### [DATA EXCERPT]
···

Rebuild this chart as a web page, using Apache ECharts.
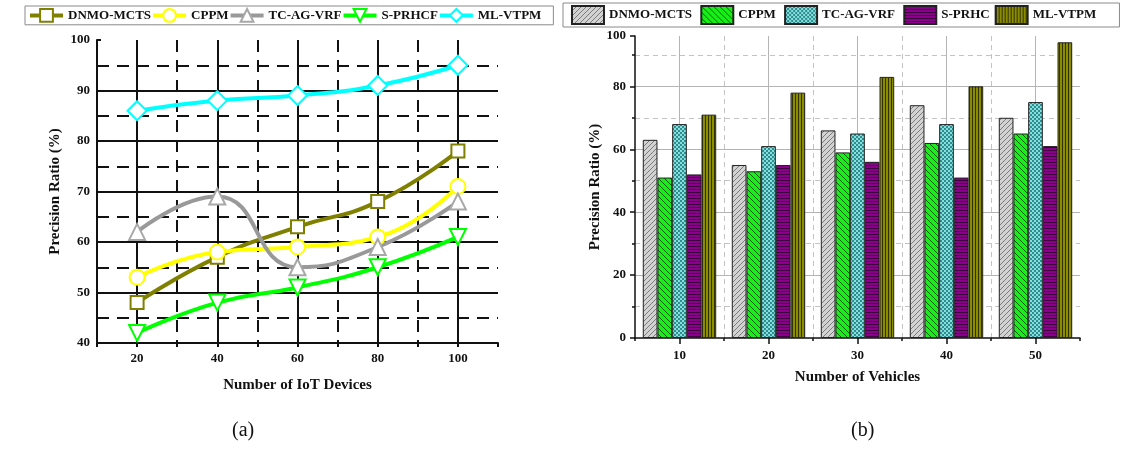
<!DOCTYPE html>
<html>
<head>
<meta charset="utf-8">
<script src="https://cdn.jsdelivr.net/npm/echarts@6/dist/echarts.min.js"></script>
<style>
  html, body { margin: 0; padding: 0; background: #fff; }
  #chart { width: 1123px; height: 450px; }
</style>
</head>
<body>
<div id="chart"></div>
<script>
// ---- Panel (a): precision ratio vs number of IoT devices ----
const devices = ['20', '40', '60', '80', '100'];
const dnmoA   = [48, 57, 63, 68, 78];
const cppmA   = [53, 58, 59, 61, 71];
const tcagA   = [62, 69, 55, 59, 68];
const sprhcfA = [42, 48, 51, 55, 61];
const mlvtpmA = [86, 88, 89, 91, 95];

// ---- Panel (b): precision ratio vs number of vehicles ----
const vehicles = ['10', '20', '30', '40', '50'];
const dnmoB   = [63, 55, 66, 74, 70];
const cppmB   = [51, 53, 59, 62, 65];
const tcagB   = [68, 61, 65, 68, 75];
const sprhcB  = [52, 55, 56, 51, 61];
const mlvtpmB = [71, 78, 83, 80, 94];
const yLabelsB = ['0', '20', '40', '60', '80', '100'];

const SERIF = '"Liberation Serif", "Times New Roman", serif';

// small tiled canvases used as bar fill patterns
function tile(size, bg, fg, draw) {
  const c = document.createElement('canvas');
  c.width = c.height = size;
  const g = c.getContext('2d');
  g.fillStyle = bg;
  g.fillRect(0, 0, size, size);
  g.strokeStyle = fg;
  g.fillStyle = fg;
  g.lineWidth = 1;
  draw(g, size);
  return { image: c, repeat: 'repeat' };
}
function slashUp(g, s) {
  g.beginPath();
  g.moveTo(-1, s + 1); g.lineTo(s + 1, -1);
  g.moveTo(-1, 1); g.lineTo(1, -1);
  g.moveTo(s - 1, s + 1); g.lineTo(s + 1, s - 1);
  g.stroke();
}
function slashDown(g, s) {
  g.beginPath();
  g.moveTo(-1, -1); g.lineTo(s + 1, s + 1);
  g.moveTo(s - 1, -1); g.lineTo(s + 1, 1);
  g.moveTo(-1, s - 1); g.lineTo(1, s + 1);
  g.stroke();
}
const patDNMO = tile(5, '#d2d2d2', '#7c7c7c', slashUp);
const patCPPM = tile(6, '#16f016', '#0a5a0a', slashDown);
const patTC   = tile(4, '#86dede', '#2e8e8e', (g) => { g.fillRect(0, 0, 2, 2); g.fillRect(2, 2, 2, 2); });
const patSP   = tile(3, '#8a008a', '#3c003c', (g) => { g.fillRect(0, 0, 3, 1); });
const patML   = tile(3, '#8c8c00', '#323200', (g) => { g.fillRect(0, 0, 1, 3); });

const dashA = [12, 8];
const ink = '#111';

function lineSeries(name, data, color, symbol, size, rotate, border) {
  return {
    name, type: 'line', xAxisIndex: 0, yAxisIndex: 0, data,
    smooth: true, symbol, symbolSize: size, symbolRotate: rotate || 0,
    lineStyle: { color, width: 4 },
    itemStyle: { color: '#fff', borderColor: border || color, borderWidth: 2 },
    emphasis: { disabled: true }
  };
}
function barSeries(name, data, pattern) {
  return {
    name, type: 'bar', xAxisIndex: 2, yAxisIndex: 2, data,
    barGap: '0%', barCategoryGap: '17.5%',
    itemStyle: { color: pattern, borderColor: '#222', borderWidth: 1 },
    emphasis: { disabled: true }
  };
}

const legendText = { fontFamily: SERIF, fontWeight: 'bold', fontSize: 13, color: '#111' };

const option = {
  animation: false,
  backgroundColor: '#fff',
  textStyle: { fontFamily: SERIF },
  legend: [
    {
      data: ['DNMO-MCTS', 'CPPM', 'TC-AG-VRF', 'S-PRHCF', 'ML-VTPM'],
      left: 25, top: 6, padding: [2, 12, 2, 3],
      itemWidth: 33, itemHeight: 16, itemGap: 0,
      lineStyle: { width: 4 },
      borderColor: '#8a8a8a', borderWidth: 1,
      textStyle: legendText
    },
    {
      data: ['DNMO-MCTS ', 'CPPM ', 'TC-AG-VRF ', 'S-PRHC', 'ML-VTPM '],
      left: 563, top: 3, width: 540, padding: [2, 20, 2, 8],
      icon: 'rect', itemWidth: 32, itemHeight: 18, itemGap: 5,
      borderColor: '#8a8a8a', borderWidth: 1,
      textStyle: legendText
    }
  ],
  grid: [
    { left: 97, top: 40, width: 401, height: 303 },
    { left: 635, top: 36, width: 445, height: 302 }
  ],
  xAxis: [
    { // (a) categories; dashed lines fall on the band edges
      type: 'category', gridIndex: 0, position: 'bottom', data: devices, boundaryGap: true,
      name: 'Number of IoT Devices', nameLocation: 'middle', nameGap: 35,
      nameTextStyle: { fontFamily: SERIF, fontWeight: 'bold', fontSize: 15, color: '#111' },
      axisLine: { lineStyle: { color: ink, width: 2 } },
      axisTick: { show: true, length: 4, lineStyle: { color: ink, width: 2 } },
      axisLabel: { margin: 9, fontFamily: SERIF, fontWeight: 'bold', fontSize: 13, color: '#111' },
      splitLine: { show: true, showMinLine: false, showMaxLine: false, lineStyle: { color: ink, width: 2, type: dashA } }
    },
    { // (a) solid lines through the category centres
      type: 'value', gridIndex: 0, position: 'bottom', min: 10, max: 110, interval: 20,
      axisLine: { show: false }, axisLabel: { show: false }, axisTick: { show: false },
      splitLine: { show: false },
      minorTick: { show: true, splitNumber: 2, length: 4, lineStyle: { color: ink, width: 2 } },
      minorSplitLine: { show: true, lineStyle: { color: ink, width: 2 } }
    },
    { // (b) categories; dashed lines on band edges
      type: 'category', gridIndex: 1, position: 'bottom', data: vehicles, boundaryGap: true,
      name: 'Number of Vehicles', nameLocation: 'middle', nameGap: 32,
      nameTextStyle: { fontFamily: SERIF, fontWeight: 'bold', fontSize: 15, color: '#111' },
      axisLine: { lineStyle: { color: ink, width: 1.5 } },
      axisTick: { show: true, length: 3, lineStyle: { color: ink, width: 1.5 } },
      axisLabel: { margin: 11, fontFamily: SERIF, fontWeight: 'bold', fontSize: 13, color: '#111' },
      splitLine: { show: true, showMinLine: false, showMaxLine: false, lineStyle: { color: '#c4c4c4', width: 1, type: [5, 4] } }
    },
    { // (b) solid lines through the category centres
      type: 'value', gridIndex: 1, position: 'bottom', min: 5, max: 55, interval: 10,
      axisLine: { show: false }, axisLabel: { show: false }, axisTick: { show: false },
      splitLine: { show: false },
      minorTick: { show: true, splitNumber: 2, length: 6, lineStyle: { color: ink, width: 1.5 } },
      minorSplitLine: { show: true, lineStyle: { color: '#b4b4b4', width: 1 } }
    }
  ],
  yAxis: [
    {
      type: 'value', gridIndex: 0, position: 'left', min: 40, max: 100, interval: 10,
      name: 'Precision Ratio (%)', nameLocation: 'middle', nameGap: 34, nameRotate: 90,
      nameTextStyle: { fontFamily: SERIF, fontWeight: 'bold', fontSize: 15, color: '#111' },
      axisLine: { show: true, lineStyle: { color: ink, width: 2 } },
      axisTick: { show: true, inside: true, length: 4, lineStyle: { color: ink, width: 2 } },
      axisLabel: { margin: 7, fontFamily: SERIF, fontWeight: 'bold', fontSize: 13, color: '#111' },
      splitLine: { show: true, showMinLine: false, showMaxLine: false, lineStyle: { color: ink, width: 2 } },
      minorTick: { show: false, splitNumber: 2 },
      minorSplitLine: { show: true, lineStyle: { color: ink, width: 2, type: dashA } }
    },
    { // (b) dashed lines every 10
      type: 'value', gridIndex: 1, position: 'left', min: 0, max: 96, interval: 10,
      axisLine: { show: false }, axisLabel: { show: false },
      axisTick: { show: true, length: 3, lineStyle: { color: ink, width: 1.5 } },
      splitLine: { show: true, showMinLine: false, showMaxLine: false, lineStyle: { color: '#c4c4c4', width: 1, type: [5, 4] } }
    },
    { // (b) labelled axis with solid lines every 20
      type: 'value', gridIndex: 1, position: 'left', min: 0, max: 96, interval: 20,
      name: 'Precision Ratio (%)', nameLocation: 'middle', nameGap: 29, nameRotate: 90,
      nameTextStyle: { fontFamily: SERIF, fontWeight: 'bold', fontSize: 15, color: '#111' },
      axisLine: { show: true, lineStyle: { color: ink, width: 1.5 } },
      axisTick: { show: true, length: 5, lineStyle: { color: ink, width: 1.5 } },
      axisLabel: {
        margin: 9, fontFamily: SERIF, fontWeight: 'bold', fontSize: 13, color: '#111',
        formatter: (v, i) => yLabelsB[i]
      },
      splitLine: { show: true, showMinLine: false, showMaxLine: false, lineStyle: { color: '#b4b4b4', width: 1 } }
    }
  ],
  series: [
    lineSeries('DNMO-MCTS', dnmoA, '#808000', 'rect', 13),
    lineSeries('CPPM', cppmA, '#ffff00', 'circle', 15),
    lineSeries('TC-AG-VRF', tcagA, '#999999', 'triangle', 16, 0, '#a8a8a8'),
    lineSeries('S-PRHCF', sprhcfA, '#00ff00', 'triangle', 16, 180),
    lineSeries('ML-VTPM', mlvtpmA, '#00ffff', 'diamond', 19),
    barSeries('DNMO-MCTS ', dnmoB, patDNMO),
    barSeries('CPPM ', cppmB, patCPPM),
    barSeries('TC-AG-VRF ', tcagB, patTC),
    barSeries('S-PRHC', sprhcB, patSP),
    barSeries('ML-VTPM ', mlvtpmB, patML)
  ],
  graphic: [
    { type: 'text', left: 232, top: 421, style: { text: '(a)', font: '20px ' + SERIF, fill: '#111' } },
    { type: 'text', left: 851, top: 421, style: { text: '(b)', font: '20px ' + SERIF, fill: '#111' } }
  ]
};

const chart = echarts.init(document.getElementById('chart'), null, { renderer: 'canvas' });
chart.setOption(option);
</script>
</body>
</html>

···

### [GOAL]
Repeat, with no pictures, each line from the beginning of the data through the line containing "const mlvtpmA = [86, 88, 89, 91, 95];", inclusive.

### [RESULT BELOW]
Rebuild this chart as a web page, using Apache ECharts.
<!DOCTYPE html>
<html>
<head>
<meta charset="utf-8">
<script src="https://cdn.jsdelivr.net/npm/echarts@6/dist/echarts.min.js"></script>
<style>
  html, body { margin: 0; padding: 0; background: #fff; }
  #chart { width: 1123px; height: 450px; }
</style>
</head>
<body>
<div id="chart"></div>
<script>
// ---- Panel (a): precision ratio vs number of IoT devices ----
const devices = ['20', '40', '60', '80', '100'];
const dnmoA   = [48, 57, 63, 68, 78];
const cppmA   = [53, 58, 59, 61, 71];
const tcagA   = [62, 69, 55, 59, 68];
const sprhcfA = [42, 48, 51, 55, 61];
const mlvtpmA = [86, 88, 89, 91, 95];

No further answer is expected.